**Instruction**. Will you return, word for word, only the lines from the top of the data below down to and including the one with "ax_b = fig.add_axes(axes_rect(218, 782, 522, 804))"?

**Entries provided**.
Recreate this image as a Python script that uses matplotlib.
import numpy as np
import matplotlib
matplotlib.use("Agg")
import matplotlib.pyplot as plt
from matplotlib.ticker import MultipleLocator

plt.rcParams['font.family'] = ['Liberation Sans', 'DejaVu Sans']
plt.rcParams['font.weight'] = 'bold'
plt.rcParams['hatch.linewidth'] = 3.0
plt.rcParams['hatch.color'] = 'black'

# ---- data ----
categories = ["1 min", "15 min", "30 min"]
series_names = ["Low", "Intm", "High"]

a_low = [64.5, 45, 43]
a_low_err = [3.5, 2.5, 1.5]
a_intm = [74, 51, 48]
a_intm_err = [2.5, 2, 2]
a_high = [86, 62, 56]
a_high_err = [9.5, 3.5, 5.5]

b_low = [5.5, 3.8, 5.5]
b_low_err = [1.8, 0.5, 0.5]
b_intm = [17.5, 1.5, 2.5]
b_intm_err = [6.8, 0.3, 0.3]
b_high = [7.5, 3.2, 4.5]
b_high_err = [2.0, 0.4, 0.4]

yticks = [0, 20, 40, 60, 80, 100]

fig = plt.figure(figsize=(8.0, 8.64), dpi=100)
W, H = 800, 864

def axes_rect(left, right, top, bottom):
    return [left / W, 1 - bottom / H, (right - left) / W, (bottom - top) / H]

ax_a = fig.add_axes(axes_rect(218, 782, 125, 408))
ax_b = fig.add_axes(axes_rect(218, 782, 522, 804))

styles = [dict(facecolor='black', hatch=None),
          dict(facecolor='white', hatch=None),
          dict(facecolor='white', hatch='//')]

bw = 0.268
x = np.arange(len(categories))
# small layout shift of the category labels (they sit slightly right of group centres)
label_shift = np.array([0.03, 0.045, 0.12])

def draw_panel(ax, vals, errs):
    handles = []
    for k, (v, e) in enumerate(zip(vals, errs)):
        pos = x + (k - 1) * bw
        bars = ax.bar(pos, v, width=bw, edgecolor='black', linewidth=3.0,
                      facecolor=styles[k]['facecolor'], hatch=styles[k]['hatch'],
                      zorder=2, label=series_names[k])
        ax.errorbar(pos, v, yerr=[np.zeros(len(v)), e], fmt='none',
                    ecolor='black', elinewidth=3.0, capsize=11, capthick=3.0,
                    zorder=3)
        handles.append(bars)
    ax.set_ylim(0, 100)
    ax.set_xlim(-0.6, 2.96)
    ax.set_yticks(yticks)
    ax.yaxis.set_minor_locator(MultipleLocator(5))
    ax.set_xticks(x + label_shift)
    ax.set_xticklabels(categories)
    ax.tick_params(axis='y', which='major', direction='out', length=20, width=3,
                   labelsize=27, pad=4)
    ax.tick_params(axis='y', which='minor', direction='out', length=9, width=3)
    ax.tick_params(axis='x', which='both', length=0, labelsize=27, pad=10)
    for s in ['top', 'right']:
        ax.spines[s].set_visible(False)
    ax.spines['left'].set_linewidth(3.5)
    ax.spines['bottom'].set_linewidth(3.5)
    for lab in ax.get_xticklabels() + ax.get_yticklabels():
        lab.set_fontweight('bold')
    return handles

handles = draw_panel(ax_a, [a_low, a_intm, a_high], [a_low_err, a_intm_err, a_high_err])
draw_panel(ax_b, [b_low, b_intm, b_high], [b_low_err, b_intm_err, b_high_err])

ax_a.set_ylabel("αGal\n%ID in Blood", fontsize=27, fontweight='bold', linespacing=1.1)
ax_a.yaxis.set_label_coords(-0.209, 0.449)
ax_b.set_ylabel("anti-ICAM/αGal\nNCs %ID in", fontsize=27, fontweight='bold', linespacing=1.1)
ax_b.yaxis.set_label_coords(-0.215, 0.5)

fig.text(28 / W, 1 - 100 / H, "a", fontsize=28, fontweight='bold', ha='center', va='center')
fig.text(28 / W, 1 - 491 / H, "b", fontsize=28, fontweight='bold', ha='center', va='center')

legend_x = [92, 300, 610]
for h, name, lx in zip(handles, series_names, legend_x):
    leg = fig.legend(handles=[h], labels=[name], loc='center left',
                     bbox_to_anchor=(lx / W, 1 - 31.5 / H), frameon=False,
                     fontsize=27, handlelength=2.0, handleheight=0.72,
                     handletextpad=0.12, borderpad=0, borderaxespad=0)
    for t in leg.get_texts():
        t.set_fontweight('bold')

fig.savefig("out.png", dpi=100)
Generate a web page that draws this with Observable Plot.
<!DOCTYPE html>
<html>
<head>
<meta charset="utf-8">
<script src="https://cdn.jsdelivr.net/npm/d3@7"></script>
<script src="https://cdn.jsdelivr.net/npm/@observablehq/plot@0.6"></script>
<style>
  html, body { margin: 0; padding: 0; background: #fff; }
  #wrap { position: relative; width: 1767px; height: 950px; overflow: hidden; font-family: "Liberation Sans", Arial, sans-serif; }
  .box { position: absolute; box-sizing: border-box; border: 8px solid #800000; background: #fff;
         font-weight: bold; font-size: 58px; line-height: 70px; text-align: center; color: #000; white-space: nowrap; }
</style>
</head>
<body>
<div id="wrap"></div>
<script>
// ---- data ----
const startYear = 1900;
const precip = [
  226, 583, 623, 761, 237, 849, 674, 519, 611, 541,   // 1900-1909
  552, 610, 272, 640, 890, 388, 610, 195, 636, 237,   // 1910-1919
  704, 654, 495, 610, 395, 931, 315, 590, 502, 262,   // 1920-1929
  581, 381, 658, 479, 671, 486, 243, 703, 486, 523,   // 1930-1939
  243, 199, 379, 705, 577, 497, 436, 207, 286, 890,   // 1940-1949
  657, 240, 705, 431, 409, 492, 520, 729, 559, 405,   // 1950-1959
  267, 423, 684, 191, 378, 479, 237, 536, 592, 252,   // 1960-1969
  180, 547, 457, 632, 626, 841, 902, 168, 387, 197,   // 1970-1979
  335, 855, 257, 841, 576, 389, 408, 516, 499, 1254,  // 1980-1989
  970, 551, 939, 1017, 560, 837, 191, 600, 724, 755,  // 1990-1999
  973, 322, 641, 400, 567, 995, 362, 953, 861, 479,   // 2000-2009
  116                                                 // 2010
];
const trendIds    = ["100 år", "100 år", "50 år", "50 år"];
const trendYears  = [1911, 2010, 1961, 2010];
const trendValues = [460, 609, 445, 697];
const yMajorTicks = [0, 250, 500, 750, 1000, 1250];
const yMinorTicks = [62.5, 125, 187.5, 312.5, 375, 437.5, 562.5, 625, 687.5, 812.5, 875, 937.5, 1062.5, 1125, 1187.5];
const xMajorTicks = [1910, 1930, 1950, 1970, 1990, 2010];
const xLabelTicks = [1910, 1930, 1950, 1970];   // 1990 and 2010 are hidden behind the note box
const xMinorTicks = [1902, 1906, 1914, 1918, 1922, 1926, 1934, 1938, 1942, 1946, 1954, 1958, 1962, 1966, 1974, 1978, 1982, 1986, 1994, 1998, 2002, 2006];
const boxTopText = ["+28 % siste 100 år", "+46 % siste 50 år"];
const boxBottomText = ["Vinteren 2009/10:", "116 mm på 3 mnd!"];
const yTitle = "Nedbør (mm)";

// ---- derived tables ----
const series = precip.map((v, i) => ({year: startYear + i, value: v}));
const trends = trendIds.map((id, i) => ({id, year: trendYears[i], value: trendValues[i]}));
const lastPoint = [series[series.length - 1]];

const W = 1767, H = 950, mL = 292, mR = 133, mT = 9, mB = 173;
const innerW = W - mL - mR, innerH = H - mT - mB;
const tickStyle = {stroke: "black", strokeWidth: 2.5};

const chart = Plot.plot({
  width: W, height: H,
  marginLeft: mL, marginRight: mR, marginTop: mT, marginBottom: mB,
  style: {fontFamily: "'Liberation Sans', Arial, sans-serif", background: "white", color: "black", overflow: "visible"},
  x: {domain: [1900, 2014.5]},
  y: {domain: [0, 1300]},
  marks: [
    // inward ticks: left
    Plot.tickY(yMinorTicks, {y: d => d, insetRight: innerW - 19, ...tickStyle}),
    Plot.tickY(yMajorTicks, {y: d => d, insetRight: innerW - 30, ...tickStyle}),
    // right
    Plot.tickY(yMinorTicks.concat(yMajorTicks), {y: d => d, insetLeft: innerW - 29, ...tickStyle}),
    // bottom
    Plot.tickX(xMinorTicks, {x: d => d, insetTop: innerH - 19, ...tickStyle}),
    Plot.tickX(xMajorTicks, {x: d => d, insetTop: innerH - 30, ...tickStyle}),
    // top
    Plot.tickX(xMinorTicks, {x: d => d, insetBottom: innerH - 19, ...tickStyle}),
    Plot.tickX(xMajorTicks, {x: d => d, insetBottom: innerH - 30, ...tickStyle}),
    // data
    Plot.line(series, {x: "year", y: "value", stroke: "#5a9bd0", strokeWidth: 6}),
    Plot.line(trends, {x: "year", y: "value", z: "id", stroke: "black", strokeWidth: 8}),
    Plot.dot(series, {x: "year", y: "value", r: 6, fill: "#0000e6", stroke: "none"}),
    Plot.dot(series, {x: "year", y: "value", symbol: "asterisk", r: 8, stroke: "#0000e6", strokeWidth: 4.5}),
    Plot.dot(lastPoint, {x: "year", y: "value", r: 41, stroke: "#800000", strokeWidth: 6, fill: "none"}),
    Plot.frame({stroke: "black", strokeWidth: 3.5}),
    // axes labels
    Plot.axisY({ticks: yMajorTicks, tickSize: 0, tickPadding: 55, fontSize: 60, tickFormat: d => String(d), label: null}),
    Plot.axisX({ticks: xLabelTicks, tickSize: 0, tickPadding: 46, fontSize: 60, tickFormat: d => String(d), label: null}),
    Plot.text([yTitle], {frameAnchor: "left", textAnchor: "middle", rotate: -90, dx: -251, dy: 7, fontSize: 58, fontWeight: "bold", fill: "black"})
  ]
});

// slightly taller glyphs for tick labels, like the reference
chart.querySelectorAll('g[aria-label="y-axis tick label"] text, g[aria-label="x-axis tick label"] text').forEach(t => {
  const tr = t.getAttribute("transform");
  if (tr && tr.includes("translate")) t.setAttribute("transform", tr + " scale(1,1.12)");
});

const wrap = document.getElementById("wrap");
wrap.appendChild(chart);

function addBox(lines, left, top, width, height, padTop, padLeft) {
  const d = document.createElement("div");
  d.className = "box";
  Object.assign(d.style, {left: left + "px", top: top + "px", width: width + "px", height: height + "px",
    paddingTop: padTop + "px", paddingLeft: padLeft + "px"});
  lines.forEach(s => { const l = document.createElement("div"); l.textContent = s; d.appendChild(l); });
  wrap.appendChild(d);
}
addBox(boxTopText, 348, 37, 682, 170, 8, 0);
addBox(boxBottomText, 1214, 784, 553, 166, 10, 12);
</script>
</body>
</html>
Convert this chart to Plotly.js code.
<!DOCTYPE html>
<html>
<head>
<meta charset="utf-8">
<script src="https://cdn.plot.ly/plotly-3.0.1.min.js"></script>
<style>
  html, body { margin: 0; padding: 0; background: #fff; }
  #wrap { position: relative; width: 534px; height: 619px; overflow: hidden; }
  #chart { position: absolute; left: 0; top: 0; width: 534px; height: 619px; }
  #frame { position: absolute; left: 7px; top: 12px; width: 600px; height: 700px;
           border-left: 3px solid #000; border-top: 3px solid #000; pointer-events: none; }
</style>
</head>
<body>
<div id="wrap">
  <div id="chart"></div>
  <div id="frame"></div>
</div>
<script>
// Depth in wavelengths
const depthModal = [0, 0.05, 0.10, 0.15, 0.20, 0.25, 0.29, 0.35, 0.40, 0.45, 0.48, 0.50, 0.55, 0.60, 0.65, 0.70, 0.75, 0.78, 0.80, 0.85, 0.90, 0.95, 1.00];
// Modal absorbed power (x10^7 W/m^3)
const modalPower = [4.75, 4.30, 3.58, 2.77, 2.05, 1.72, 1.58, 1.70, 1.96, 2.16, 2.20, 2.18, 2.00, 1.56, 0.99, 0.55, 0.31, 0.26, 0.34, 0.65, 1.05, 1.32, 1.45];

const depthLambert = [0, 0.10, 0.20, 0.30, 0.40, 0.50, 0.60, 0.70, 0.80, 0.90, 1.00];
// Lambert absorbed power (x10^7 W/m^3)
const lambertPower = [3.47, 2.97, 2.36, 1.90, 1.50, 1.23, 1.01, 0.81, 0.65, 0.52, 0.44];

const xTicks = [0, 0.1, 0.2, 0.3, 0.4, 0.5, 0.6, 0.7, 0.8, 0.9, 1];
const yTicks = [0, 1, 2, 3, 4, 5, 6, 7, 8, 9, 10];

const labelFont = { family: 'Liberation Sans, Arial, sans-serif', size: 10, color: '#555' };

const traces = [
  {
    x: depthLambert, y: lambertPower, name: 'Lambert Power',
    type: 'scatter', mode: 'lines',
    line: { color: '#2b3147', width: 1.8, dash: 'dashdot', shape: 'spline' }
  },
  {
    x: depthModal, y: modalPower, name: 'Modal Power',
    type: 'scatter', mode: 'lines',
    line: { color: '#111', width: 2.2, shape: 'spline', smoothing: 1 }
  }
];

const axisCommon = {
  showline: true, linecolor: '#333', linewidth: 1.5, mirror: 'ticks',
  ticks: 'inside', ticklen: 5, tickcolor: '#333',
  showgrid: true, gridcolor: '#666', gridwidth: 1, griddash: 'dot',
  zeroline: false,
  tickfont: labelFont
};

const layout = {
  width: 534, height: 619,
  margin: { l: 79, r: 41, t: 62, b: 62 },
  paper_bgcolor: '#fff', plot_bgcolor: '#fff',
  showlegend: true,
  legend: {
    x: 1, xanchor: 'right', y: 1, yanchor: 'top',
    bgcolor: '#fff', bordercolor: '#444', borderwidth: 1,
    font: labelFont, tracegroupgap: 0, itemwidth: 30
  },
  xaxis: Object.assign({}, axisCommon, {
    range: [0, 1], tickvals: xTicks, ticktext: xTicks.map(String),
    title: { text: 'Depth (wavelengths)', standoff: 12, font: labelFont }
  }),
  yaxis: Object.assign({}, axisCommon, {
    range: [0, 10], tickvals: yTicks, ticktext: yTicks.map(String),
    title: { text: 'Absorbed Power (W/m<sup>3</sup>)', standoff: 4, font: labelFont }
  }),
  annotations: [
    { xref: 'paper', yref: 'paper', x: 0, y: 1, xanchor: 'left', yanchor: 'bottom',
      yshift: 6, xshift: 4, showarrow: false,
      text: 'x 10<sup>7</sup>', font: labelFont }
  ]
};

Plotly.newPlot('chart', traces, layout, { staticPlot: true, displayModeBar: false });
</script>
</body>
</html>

**Solution to this exercise**.
Recreate this image as a Python script that uses matplotlib.
import numpy as np
import matplotlib
matplotlib.use("Agg")
import matplotlib.pyplot as plt
from matplotlib.ticker import MultipleLocator

plt.rcParams['font.family'] = ['Liberation Sans', 'DejaVu Sans']
plt.rcParams['font.weight'] = 'bold'
plt.rcParams['hatch.linewidth'] = 3.0
plt.rcParams['hatch.color'] = 'black'

# ---- data ----
categories = ["1 min", "15 min", "30 min"]
series_names = ["Low", "Intm", "High"]

a_low = [64.5, 45, 43]
a_low_err = [3.5, 2.5, 1.5]
a_intm = [74, 51, 48]
a_intm_err = [2.5, 2, 2]
a_high = [86, 62, 56]
a_high_err = [9.5, 3.5, 5.5]

b_low = [5.5, 3.8, 5.5]
b_low_err = [1.8, 0.5, 0.5]
b_intm = [17.5, 1.5, 2.5]
b_intm_err = [6.8, 0.3, 0.3]
b_high = [7.5, 3.2, 4.5]
b_high_err = [2.0, 0.4, 0.4]

yticks = [0, 20, 40, 60, 80, 100]

fig = plt.figure(figsize=(8.0, 8.64), dpi=100)
W, H = 800, 864

def axes_rect(left, right, top, bottom):
    return [left / W, 1 - bottom / H, (right - left) / W, (bottom - top) / H]

ax_a = fig.add_axes(axes_rect(218, 782, 125, 408))
ax_b = fig.add_axes(axes_rect(218, 782, 522, 804))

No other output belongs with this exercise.